▸ WHAT IS EXPECTED:
Which lines hold the string "matplotlib"? Copy every one of them.

▸ RECORDS PROVIDED:
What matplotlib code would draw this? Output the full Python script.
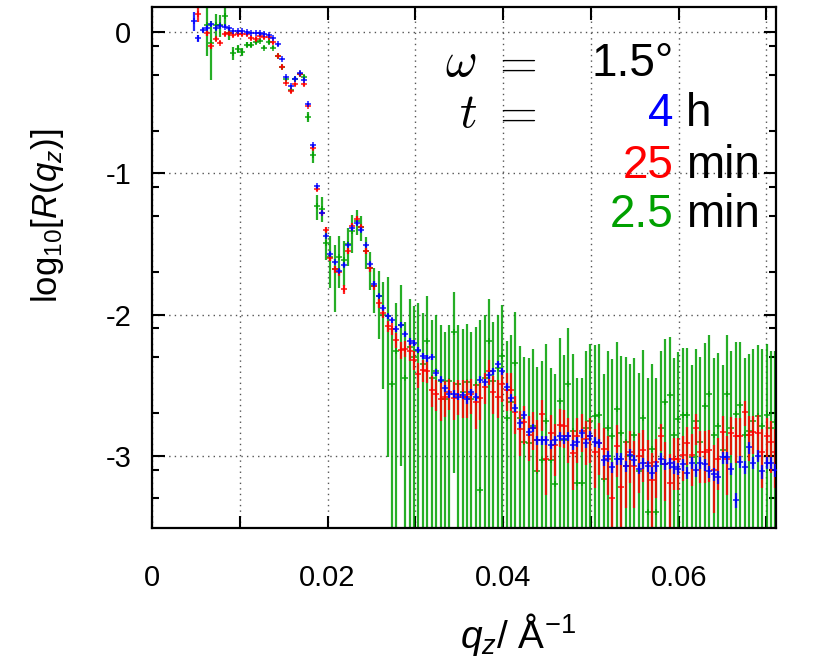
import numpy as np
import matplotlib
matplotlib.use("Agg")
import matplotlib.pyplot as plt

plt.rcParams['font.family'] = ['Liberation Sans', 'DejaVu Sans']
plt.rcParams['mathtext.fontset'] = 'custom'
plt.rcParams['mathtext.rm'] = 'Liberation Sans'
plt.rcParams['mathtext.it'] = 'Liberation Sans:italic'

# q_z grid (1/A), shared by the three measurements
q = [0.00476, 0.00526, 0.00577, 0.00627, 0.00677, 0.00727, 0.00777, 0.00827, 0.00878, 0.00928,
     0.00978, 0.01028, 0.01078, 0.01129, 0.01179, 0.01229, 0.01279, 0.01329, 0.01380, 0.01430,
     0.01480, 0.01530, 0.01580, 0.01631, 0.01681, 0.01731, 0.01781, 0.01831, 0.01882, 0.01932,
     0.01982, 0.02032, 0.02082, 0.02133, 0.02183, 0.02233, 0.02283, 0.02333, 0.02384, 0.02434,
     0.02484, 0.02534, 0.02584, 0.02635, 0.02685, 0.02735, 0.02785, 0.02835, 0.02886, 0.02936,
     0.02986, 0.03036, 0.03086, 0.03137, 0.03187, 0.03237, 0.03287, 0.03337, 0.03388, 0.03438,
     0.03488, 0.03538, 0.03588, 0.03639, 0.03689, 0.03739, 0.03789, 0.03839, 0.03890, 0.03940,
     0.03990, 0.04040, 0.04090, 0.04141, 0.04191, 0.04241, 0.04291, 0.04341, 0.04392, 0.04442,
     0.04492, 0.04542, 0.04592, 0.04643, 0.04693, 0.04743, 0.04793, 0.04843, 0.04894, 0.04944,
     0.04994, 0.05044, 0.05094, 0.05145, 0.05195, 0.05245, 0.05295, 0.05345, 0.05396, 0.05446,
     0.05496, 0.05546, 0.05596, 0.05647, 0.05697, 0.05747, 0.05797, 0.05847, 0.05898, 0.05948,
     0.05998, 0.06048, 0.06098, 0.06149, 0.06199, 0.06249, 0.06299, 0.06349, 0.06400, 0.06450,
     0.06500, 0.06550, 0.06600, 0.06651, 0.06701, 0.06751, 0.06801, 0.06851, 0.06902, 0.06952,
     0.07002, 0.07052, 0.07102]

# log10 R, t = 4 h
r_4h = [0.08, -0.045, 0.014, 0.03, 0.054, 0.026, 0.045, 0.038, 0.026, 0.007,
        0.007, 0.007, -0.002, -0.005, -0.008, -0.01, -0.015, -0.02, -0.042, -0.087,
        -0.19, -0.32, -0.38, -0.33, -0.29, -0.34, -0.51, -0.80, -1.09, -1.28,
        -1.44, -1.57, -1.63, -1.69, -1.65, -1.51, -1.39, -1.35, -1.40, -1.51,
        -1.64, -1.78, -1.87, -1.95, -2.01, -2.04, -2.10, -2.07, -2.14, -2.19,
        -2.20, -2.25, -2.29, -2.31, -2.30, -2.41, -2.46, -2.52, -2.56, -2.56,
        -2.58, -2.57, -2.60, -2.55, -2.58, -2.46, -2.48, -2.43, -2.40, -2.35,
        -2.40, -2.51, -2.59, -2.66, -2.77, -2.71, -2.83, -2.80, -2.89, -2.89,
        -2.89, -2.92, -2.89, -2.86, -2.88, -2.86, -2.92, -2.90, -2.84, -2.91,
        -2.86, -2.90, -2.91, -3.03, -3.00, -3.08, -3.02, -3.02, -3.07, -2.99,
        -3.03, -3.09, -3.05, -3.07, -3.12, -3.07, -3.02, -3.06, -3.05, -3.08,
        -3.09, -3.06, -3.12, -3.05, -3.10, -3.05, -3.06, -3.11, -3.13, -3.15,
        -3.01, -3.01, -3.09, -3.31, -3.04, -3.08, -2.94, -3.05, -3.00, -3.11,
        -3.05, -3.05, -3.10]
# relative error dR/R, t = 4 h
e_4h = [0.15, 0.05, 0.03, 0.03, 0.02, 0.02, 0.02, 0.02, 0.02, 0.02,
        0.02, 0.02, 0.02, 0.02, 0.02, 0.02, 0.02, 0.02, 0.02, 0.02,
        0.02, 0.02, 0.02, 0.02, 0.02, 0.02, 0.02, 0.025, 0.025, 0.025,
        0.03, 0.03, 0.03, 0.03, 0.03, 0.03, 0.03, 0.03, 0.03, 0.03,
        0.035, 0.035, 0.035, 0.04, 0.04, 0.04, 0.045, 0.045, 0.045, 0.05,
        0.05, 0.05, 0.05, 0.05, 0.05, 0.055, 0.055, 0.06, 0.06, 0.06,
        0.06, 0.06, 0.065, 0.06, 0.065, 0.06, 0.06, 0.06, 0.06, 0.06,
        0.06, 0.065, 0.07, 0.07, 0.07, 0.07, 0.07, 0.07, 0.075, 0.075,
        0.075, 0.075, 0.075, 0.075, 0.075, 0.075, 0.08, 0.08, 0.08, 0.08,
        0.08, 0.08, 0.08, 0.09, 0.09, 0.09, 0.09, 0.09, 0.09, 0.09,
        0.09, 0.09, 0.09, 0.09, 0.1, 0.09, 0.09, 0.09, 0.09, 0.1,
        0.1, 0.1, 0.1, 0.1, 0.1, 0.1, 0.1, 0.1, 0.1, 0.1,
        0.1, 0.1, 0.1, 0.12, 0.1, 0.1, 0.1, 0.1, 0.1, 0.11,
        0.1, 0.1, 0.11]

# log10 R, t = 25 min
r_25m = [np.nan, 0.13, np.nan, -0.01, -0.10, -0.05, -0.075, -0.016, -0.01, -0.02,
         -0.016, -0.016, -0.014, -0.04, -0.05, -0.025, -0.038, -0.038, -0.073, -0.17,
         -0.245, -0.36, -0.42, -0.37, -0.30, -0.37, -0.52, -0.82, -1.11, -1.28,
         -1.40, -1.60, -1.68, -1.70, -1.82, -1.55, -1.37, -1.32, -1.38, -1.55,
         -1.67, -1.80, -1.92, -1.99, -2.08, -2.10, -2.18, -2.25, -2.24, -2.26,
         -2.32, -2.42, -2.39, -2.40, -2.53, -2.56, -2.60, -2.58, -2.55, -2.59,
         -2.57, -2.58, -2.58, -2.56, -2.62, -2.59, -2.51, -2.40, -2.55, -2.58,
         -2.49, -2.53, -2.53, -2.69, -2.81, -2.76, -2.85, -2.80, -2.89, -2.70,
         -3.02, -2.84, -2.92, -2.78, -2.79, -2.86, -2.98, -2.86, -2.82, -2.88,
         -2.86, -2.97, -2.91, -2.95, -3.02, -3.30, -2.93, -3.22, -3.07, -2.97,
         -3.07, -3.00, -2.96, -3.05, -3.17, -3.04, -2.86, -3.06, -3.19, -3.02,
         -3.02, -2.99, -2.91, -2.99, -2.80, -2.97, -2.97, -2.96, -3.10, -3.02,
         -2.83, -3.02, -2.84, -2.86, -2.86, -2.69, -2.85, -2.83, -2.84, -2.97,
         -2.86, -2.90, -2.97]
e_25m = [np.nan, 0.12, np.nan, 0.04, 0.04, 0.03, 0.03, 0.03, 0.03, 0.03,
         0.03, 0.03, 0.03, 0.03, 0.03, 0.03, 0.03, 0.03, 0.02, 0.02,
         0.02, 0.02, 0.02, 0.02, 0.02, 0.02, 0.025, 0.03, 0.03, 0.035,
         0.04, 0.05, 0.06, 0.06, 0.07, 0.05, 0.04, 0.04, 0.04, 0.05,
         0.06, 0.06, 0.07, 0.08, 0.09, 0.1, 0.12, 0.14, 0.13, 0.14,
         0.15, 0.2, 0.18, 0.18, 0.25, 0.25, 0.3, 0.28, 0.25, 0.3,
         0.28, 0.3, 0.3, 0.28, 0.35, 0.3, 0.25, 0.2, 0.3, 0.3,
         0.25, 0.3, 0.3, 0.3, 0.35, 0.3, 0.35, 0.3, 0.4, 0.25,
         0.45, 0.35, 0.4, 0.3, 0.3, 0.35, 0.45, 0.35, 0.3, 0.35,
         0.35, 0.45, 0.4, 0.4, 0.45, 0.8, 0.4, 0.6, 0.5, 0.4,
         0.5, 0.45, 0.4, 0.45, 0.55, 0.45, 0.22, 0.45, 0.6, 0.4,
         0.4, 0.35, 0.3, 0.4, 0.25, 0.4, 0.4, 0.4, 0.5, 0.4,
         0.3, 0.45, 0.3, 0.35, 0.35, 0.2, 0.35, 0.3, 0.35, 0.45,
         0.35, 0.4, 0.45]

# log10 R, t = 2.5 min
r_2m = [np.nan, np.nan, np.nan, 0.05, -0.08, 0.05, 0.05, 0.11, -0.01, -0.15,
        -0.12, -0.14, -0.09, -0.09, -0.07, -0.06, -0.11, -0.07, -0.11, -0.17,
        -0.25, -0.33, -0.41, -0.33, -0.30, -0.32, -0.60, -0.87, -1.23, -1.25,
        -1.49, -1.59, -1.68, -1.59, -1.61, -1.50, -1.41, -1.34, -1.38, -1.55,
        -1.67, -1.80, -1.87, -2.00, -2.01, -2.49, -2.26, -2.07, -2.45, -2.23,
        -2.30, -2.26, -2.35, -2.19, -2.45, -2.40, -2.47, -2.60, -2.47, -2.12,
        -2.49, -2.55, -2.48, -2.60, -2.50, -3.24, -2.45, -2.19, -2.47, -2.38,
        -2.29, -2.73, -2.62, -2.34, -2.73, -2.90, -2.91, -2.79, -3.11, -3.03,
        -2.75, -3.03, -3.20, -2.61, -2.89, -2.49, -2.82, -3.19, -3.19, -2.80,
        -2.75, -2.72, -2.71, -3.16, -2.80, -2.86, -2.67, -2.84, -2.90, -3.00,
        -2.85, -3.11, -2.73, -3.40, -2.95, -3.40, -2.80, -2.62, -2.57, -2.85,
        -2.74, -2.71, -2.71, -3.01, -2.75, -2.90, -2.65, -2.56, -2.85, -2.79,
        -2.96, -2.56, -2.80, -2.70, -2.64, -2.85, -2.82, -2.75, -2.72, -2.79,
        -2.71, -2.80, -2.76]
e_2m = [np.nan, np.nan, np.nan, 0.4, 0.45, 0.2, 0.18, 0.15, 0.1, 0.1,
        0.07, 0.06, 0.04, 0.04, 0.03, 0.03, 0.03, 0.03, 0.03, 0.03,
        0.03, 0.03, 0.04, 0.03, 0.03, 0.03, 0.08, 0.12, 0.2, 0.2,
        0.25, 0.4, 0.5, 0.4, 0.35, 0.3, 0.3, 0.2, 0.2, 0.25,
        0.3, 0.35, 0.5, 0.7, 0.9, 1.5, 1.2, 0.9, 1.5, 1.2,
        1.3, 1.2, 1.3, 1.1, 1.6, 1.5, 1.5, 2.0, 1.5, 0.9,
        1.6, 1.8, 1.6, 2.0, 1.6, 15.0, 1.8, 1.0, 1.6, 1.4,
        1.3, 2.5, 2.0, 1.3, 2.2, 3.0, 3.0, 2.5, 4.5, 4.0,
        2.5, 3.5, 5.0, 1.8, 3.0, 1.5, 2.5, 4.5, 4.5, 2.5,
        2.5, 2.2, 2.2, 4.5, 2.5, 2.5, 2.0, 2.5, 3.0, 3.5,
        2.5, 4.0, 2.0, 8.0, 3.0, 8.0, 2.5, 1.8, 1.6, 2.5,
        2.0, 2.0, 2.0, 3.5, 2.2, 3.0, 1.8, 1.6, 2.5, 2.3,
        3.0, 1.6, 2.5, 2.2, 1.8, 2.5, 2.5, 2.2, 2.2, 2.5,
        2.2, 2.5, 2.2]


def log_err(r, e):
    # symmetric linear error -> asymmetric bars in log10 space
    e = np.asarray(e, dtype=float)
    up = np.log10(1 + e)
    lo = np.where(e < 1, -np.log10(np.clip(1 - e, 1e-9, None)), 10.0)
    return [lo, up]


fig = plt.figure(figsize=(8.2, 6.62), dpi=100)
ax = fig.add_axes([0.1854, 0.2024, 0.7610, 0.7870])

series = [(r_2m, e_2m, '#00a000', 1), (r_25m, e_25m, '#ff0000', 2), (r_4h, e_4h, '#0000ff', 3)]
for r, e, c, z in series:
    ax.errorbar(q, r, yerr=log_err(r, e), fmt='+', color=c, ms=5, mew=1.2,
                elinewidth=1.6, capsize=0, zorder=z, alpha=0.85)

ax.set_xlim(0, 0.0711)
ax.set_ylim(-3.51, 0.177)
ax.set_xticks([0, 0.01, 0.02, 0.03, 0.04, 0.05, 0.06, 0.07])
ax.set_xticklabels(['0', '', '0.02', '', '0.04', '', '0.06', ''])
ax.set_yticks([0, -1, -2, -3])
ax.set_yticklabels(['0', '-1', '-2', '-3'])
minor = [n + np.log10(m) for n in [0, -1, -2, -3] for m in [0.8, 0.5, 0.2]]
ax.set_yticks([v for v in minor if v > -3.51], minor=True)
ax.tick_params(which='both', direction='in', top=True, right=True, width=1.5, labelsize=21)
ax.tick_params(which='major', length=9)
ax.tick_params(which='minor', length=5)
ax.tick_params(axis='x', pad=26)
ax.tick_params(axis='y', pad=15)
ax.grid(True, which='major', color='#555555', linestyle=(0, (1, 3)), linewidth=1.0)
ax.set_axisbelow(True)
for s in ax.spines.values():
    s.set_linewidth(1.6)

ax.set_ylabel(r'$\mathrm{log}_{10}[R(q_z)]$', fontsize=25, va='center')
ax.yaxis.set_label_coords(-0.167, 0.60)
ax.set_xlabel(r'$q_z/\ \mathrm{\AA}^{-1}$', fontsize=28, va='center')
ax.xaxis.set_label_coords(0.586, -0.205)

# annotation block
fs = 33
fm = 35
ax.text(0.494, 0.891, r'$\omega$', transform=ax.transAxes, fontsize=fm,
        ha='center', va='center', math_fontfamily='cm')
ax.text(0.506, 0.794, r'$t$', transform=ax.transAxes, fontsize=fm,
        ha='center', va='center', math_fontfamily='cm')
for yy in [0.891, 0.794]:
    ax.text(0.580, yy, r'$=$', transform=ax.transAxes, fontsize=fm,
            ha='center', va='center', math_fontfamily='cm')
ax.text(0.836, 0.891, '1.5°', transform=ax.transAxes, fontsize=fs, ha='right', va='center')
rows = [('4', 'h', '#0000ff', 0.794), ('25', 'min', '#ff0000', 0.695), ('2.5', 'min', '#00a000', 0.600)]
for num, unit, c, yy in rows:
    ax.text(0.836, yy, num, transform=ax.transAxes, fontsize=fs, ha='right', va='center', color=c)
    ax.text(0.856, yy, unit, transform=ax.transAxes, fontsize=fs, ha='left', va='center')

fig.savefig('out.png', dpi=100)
==
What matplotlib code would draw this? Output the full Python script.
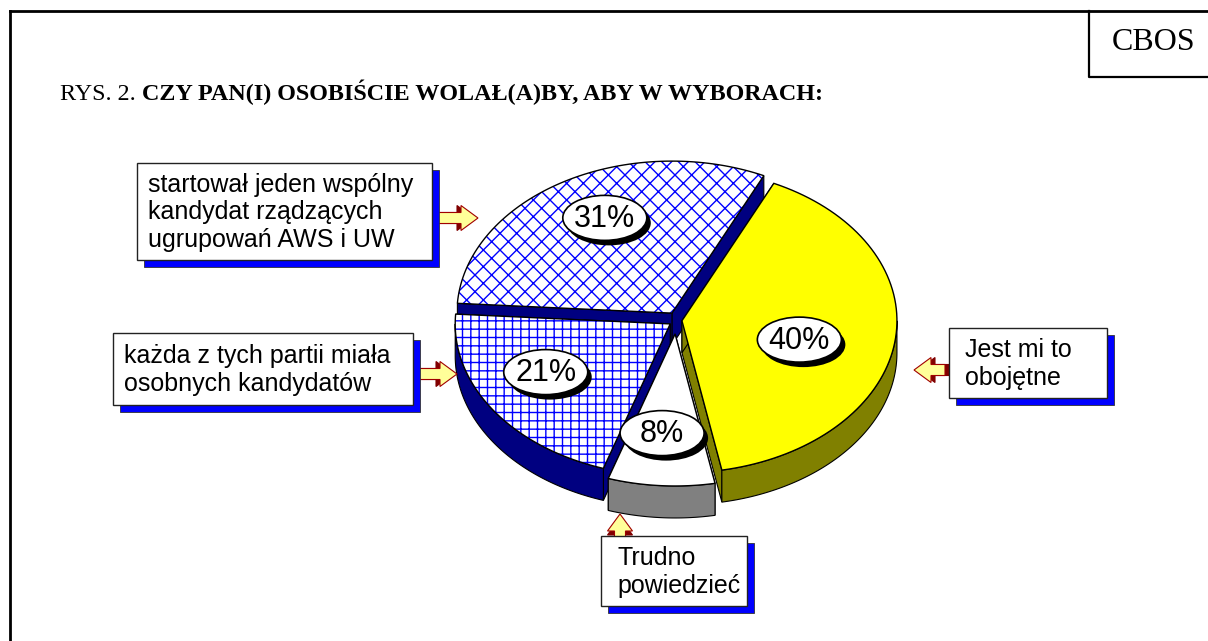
* * *
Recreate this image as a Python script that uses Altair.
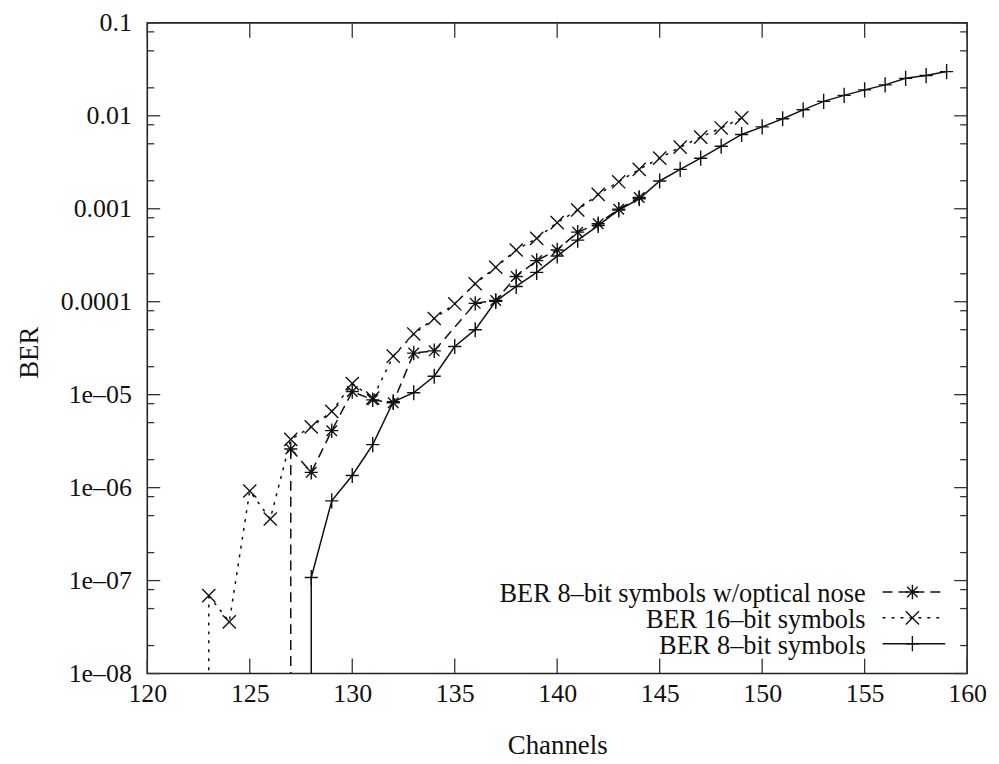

▸ EXERCISE RESPONSE:
What matplotlib code would draw this? Output the full Python script.
import matplotlib
matplotlib.use("Agg")
import matplotlib.pyplot as plt
What matplotlib code would draw this? Output the full Python script.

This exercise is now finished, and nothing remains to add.